My grandmother had these recipe cards, and on so many of them there would be simply a list of ingredients, with the notation: place in hot oven, cook until done.

In the reading from St. Luke we have these two little parables, I think Jesus here pointing us in the same direction as the Letter to the Hebrews.

These banquets such a critical social custom in the ancient Middle East—and I think in the modern Middle East as well. An institution designed to reflect and reinforce the values of the wider society. If you know who you are, then you know where you’re supposed to sit. That’s the background of the first parable. And if you know who you are, you know who you’re supposed to invite to your daughter’s wedding. I’m not quite sure how to unpack all the apparatus around these two stories, but the central image is the same in both stories, which is that when we live with God’s values, the values and hierarchies of this world get all jumbled up. The last are first and the first last.

We gain status not by how high we sit at the table, but by how low. Which is backwards. We will be honored most not by the wealth and grandeur of our friends, but by their poverty and social disgrace. It’s all jumbled up.

My friend, the wonderful Biblical scholar and teacher, Dr. Kenneth Bailey, reminds us in his books and his lectures that the gospel is always cruciform. Which is to say that it presents to us both directly and often in deep patterns of indirection and metaphor, the message and power of the Cross. Which is, in his words, the healing of our broken humanity and our broken world through the unexpected demonstration of costly love.

We come nearer to a communion with Jesus and his Cross, I believe, to a personal appropriation of the grace he makes possible for us, as we wrestle in our own lives with what I think we can only understand what we have this morning as countercultural and I might even say unnatural. Supernatural. The unexpected demonstration of costly love.

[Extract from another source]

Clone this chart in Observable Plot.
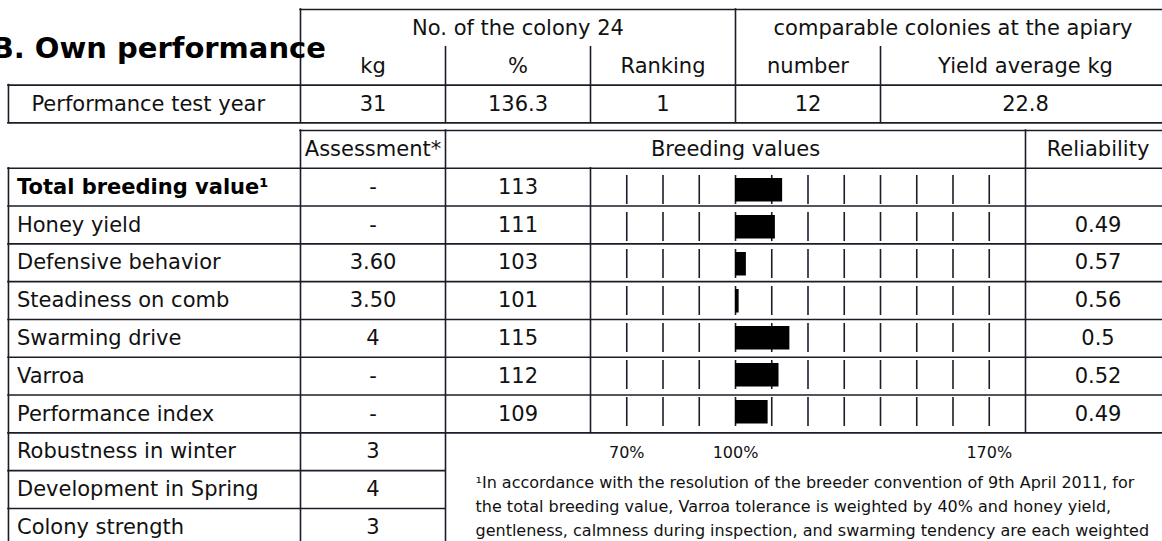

The call to a life of holiness and peace, self-giving generosity, fidelity, compassion. Certainly unnatural to this fallen world. The upside down ethic of the Prayer of St. Francis. The upside-down ladder of success: filling ourselves up by emptying ourselves out.

A world out of order. You only have to read the papers. And what it takes to bring it back into order begins here. In the back of our minds on a summer Sunday morning, at the beginning of a new season. A time of reflection, setting priorities, thinking about goals, about what changes there need to be in our lives, what new directions. To say Dr. Bailey's line once more this morning. The unexpected demonstration of costly love.